WORK REQUIRED: Locate the string "this" in the listing below. Copy every line where it is found.

MATERIAL FOR THE TASK:
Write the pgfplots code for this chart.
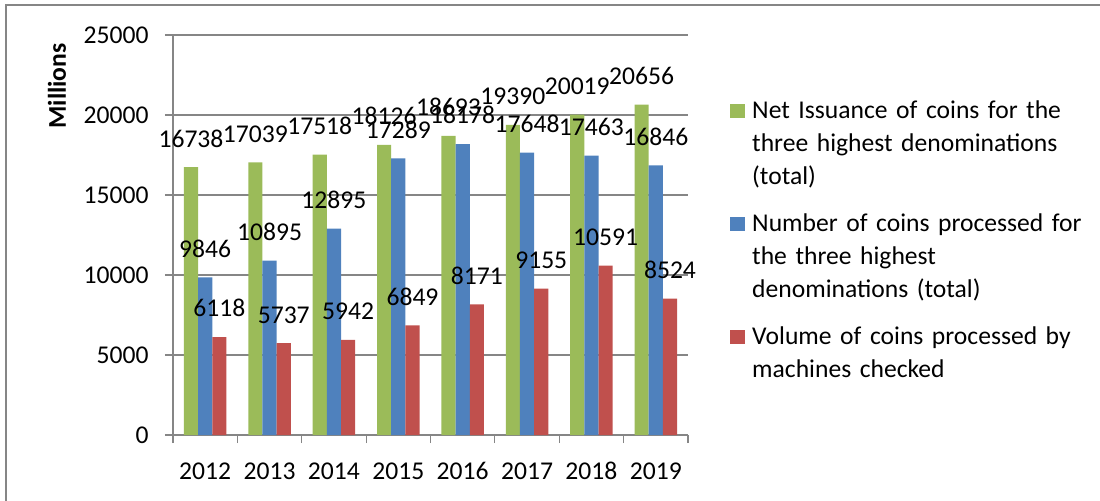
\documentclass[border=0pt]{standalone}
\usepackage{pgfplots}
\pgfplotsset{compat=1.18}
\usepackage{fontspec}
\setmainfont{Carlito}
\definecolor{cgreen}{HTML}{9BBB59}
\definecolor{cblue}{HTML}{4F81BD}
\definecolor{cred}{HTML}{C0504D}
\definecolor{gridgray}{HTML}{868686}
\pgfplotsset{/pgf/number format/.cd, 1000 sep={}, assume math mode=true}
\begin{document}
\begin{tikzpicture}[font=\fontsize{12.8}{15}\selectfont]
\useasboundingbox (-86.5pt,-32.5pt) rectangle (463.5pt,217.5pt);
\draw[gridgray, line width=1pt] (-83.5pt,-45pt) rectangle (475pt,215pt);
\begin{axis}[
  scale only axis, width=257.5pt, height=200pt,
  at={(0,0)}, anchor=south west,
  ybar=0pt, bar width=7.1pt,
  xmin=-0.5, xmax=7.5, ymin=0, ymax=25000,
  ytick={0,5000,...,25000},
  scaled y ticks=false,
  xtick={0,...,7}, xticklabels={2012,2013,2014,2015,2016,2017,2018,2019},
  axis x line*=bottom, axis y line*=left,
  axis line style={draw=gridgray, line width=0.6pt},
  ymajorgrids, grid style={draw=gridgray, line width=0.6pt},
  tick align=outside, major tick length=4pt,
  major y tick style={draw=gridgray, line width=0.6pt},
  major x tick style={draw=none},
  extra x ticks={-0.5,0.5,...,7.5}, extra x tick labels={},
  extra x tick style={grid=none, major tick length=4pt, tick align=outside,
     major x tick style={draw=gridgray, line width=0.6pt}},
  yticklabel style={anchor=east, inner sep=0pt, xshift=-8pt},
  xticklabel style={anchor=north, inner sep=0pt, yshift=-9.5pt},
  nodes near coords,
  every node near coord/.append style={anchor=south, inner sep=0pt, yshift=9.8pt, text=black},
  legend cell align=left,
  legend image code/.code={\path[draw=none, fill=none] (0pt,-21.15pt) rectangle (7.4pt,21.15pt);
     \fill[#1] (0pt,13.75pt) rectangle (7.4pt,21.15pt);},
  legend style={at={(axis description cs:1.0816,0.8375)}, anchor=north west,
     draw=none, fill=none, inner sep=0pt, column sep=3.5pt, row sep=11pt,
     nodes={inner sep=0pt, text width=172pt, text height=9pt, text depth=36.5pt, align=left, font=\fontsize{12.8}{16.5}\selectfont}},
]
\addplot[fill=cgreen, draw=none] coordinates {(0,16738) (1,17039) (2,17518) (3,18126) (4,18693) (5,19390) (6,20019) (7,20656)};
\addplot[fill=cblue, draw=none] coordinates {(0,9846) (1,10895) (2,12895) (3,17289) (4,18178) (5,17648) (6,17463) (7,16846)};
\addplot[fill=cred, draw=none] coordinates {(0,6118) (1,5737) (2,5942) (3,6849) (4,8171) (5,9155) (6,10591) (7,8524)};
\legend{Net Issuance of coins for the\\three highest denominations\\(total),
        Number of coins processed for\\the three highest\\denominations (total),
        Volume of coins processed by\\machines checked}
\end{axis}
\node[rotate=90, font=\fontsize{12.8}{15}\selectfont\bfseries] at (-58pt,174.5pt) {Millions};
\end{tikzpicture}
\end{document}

...

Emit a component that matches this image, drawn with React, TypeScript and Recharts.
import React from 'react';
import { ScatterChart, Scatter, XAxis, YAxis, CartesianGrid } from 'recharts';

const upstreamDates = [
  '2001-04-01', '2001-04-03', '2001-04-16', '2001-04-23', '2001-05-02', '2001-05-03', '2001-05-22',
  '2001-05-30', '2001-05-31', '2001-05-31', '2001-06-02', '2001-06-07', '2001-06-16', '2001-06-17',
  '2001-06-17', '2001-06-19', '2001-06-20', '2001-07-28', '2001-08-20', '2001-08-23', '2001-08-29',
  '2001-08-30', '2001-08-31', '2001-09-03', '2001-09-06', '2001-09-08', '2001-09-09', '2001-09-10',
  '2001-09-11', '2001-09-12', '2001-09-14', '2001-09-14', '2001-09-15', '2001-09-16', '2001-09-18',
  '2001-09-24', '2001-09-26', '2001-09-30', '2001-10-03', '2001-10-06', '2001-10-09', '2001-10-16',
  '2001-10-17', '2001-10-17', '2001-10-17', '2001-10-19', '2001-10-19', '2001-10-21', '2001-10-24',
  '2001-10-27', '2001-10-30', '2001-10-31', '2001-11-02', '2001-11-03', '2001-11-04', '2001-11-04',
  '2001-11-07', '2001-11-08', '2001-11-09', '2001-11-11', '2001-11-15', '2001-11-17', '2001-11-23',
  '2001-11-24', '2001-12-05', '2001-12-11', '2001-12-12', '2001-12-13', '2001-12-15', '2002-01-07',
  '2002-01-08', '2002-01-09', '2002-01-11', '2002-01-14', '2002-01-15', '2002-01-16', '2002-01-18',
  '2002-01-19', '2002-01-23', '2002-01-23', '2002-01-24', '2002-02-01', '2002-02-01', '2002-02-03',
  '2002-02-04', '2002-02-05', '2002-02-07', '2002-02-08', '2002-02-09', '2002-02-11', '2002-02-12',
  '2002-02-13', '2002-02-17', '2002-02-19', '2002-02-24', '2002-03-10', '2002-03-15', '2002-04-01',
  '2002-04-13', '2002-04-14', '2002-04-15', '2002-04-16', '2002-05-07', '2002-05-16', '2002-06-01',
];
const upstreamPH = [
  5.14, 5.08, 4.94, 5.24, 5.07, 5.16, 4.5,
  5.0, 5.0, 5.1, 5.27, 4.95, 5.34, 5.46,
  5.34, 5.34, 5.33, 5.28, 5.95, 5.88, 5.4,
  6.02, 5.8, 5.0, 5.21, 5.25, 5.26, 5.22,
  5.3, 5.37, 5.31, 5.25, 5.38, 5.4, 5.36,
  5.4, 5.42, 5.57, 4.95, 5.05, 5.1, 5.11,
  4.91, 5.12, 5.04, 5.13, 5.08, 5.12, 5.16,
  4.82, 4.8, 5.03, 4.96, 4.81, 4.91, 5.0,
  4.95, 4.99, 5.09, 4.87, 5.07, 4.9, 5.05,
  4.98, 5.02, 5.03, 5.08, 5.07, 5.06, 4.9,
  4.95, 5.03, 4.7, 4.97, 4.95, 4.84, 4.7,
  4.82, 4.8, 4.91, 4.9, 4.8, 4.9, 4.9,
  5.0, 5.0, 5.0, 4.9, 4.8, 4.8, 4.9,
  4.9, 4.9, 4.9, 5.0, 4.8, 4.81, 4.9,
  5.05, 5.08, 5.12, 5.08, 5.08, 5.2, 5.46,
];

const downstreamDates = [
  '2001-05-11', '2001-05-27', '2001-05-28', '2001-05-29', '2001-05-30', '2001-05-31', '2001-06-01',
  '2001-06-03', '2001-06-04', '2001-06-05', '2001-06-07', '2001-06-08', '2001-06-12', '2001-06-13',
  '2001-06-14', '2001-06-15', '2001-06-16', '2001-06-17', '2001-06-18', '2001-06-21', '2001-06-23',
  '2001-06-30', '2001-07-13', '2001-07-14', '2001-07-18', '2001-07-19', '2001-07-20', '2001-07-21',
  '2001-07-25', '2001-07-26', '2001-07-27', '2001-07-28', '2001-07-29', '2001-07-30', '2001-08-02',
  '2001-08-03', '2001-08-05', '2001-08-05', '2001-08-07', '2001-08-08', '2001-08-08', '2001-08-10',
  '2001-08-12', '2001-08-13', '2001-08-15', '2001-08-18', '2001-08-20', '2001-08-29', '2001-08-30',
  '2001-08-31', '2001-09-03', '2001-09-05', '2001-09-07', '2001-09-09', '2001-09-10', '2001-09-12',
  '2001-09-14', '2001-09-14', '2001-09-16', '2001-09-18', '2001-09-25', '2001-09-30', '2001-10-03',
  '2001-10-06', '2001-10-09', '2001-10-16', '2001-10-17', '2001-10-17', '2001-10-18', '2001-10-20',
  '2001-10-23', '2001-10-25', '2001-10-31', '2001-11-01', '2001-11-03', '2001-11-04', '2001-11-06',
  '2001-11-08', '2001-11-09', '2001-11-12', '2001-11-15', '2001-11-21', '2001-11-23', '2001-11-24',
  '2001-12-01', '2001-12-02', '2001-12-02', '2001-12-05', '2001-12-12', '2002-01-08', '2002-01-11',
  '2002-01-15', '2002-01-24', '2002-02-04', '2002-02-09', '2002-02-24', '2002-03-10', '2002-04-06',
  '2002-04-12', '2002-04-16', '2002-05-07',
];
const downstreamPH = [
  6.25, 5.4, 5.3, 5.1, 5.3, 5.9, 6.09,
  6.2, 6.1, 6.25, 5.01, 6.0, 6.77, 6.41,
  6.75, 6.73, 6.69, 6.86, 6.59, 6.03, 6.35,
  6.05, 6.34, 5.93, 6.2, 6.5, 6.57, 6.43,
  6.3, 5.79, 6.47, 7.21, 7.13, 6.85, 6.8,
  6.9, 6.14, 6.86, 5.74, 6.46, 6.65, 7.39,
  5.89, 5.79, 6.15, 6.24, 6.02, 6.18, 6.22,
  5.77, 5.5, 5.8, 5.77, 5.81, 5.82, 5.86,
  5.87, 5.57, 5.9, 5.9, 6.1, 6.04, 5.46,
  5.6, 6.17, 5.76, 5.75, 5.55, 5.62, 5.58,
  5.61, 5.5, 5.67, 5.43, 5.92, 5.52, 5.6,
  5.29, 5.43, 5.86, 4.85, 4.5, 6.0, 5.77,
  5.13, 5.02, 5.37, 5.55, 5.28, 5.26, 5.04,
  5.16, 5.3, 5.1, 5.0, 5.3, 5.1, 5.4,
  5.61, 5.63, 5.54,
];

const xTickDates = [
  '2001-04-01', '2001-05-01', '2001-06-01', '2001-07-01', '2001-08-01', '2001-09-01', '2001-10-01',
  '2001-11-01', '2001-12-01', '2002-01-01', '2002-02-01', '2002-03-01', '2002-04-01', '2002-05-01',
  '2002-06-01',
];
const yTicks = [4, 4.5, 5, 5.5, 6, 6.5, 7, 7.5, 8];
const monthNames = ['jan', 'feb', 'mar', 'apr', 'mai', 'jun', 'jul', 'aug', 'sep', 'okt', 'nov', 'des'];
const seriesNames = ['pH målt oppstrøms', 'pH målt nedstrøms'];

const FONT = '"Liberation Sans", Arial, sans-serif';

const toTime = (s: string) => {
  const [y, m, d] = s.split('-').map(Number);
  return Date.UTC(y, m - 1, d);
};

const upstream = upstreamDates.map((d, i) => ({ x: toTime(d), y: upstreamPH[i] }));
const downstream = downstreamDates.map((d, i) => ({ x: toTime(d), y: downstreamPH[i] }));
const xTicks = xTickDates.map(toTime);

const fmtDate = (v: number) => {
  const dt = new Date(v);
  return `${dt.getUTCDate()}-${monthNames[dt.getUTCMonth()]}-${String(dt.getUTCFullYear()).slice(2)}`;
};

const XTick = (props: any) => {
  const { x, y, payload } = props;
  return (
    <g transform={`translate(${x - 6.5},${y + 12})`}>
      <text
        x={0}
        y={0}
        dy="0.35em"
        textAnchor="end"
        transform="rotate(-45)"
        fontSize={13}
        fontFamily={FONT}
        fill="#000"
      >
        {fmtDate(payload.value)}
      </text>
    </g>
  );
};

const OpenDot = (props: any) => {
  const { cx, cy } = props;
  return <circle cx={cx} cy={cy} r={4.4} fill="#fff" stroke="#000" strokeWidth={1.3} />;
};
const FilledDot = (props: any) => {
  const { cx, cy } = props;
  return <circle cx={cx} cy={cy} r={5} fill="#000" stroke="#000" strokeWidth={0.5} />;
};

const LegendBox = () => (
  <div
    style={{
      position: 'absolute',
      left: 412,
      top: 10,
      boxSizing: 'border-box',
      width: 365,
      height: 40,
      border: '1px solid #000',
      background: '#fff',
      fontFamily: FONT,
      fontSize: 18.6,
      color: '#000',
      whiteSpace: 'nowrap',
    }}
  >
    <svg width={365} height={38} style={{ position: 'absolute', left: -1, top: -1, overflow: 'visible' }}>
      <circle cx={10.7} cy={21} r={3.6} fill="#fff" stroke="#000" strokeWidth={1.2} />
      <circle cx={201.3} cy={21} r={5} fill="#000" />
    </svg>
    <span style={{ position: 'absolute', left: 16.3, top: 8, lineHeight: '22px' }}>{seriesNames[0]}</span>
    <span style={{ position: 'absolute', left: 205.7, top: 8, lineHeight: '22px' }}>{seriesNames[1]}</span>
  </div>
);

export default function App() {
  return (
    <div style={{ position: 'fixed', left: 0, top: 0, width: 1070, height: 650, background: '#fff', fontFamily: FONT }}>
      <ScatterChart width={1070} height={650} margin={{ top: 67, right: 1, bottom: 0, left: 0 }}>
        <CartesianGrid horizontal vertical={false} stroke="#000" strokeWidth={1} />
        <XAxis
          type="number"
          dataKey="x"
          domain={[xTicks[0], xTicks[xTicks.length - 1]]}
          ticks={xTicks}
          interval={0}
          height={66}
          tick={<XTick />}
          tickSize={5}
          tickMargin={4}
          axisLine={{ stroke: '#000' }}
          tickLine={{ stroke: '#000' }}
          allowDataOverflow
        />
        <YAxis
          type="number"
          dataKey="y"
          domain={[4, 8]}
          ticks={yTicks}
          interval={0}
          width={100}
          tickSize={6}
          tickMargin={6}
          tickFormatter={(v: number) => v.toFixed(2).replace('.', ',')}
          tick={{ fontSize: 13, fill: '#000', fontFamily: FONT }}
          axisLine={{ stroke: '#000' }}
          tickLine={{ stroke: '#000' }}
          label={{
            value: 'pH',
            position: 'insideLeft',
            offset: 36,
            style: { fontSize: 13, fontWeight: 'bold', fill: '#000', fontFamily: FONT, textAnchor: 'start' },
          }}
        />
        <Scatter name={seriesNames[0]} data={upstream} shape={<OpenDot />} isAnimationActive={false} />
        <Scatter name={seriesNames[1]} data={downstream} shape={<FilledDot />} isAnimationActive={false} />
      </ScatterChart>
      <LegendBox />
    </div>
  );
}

WRITTEN RESPONSE:
Write the pgfplots code for this chart.
Emit a component that matches this image, drawn with React, TypeScript and Recharts.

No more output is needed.